■ Requirements
Lines containing the string "Clone" are to be counted; report only how many there are.

■ Supplied entries
Start
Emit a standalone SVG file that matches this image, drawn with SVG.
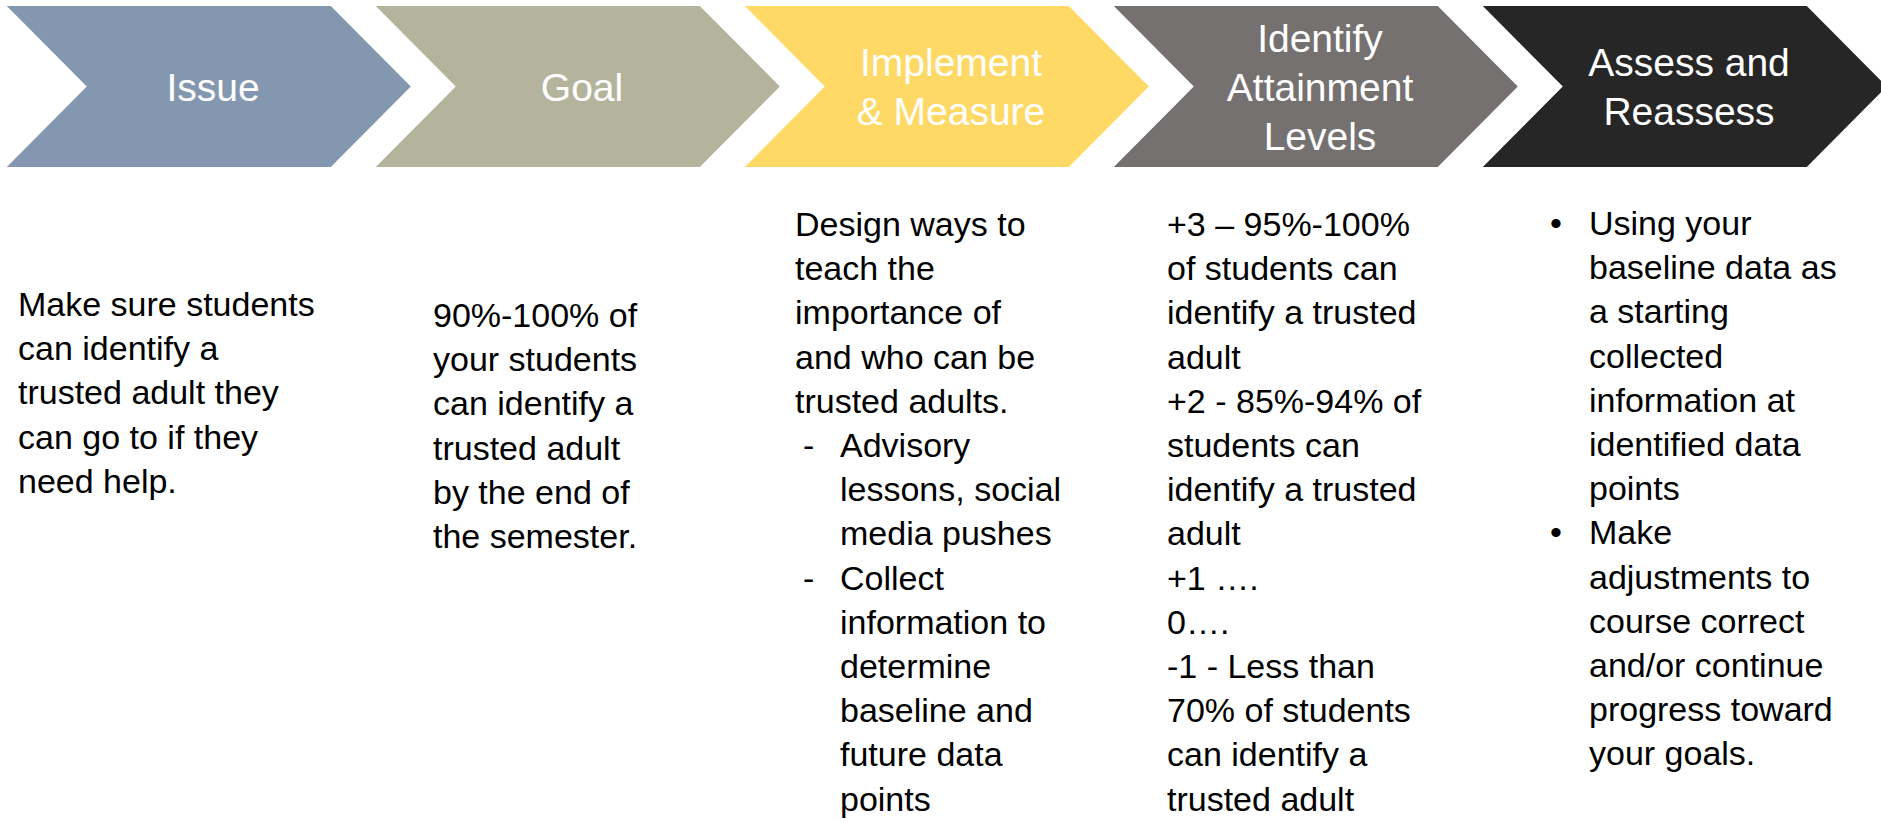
End
Start
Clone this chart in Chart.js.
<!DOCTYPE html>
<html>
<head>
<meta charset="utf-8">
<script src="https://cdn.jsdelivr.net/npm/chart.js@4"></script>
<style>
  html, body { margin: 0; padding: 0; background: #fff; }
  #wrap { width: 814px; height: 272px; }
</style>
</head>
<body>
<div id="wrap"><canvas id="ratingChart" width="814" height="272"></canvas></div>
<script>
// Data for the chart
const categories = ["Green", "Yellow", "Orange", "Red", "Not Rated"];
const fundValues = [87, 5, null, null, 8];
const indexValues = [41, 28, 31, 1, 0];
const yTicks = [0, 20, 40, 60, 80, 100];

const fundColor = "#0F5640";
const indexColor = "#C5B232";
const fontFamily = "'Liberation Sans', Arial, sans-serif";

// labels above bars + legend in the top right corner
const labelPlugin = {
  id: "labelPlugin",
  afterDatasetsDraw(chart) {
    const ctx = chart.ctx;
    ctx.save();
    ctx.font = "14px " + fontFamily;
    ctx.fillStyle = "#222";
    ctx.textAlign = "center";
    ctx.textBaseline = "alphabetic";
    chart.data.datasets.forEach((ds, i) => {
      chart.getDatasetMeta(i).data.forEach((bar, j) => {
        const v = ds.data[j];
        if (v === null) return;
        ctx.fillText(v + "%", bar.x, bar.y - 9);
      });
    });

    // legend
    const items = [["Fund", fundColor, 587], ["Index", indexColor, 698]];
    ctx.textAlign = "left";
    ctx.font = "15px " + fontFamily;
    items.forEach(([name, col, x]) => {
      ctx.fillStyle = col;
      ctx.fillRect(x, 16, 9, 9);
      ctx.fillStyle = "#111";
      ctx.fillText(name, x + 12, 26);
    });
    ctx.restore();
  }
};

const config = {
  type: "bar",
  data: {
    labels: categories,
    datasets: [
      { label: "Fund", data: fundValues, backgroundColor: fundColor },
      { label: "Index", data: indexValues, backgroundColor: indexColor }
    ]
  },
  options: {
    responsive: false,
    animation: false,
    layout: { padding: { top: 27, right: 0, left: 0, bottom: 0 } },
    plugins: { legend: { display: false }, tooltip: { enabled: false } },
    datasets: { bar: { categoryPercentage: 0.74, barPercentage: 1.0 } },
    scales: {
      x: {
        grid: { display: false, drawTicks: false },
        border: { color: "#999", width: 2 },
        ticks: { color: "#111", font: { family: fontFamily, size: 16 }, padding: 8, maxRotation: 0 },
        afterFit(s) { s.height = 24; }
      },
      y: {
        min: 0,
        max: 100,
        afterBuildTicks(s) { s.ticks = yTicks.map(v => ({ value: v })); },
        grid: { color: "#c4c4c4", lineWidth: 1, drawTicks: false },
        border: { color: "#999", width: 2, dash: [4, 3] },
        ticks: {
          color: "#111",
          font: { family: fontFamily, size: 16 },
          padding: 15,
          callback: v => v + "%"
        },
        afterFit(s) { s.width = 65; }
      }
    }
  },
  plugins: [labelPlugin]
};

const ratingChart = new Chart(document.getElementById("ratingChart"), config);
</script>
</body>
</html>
End
Start
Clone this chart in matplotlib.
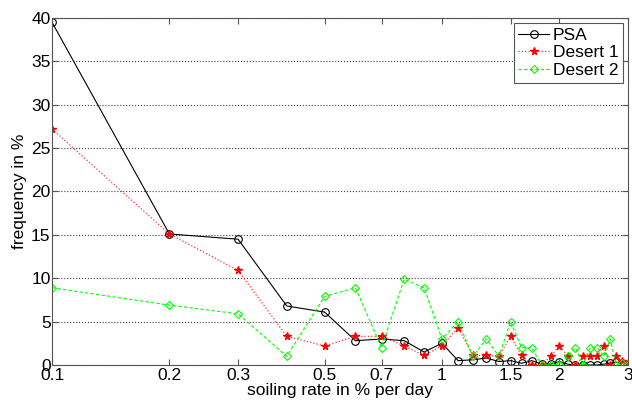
End
■ Full solution
2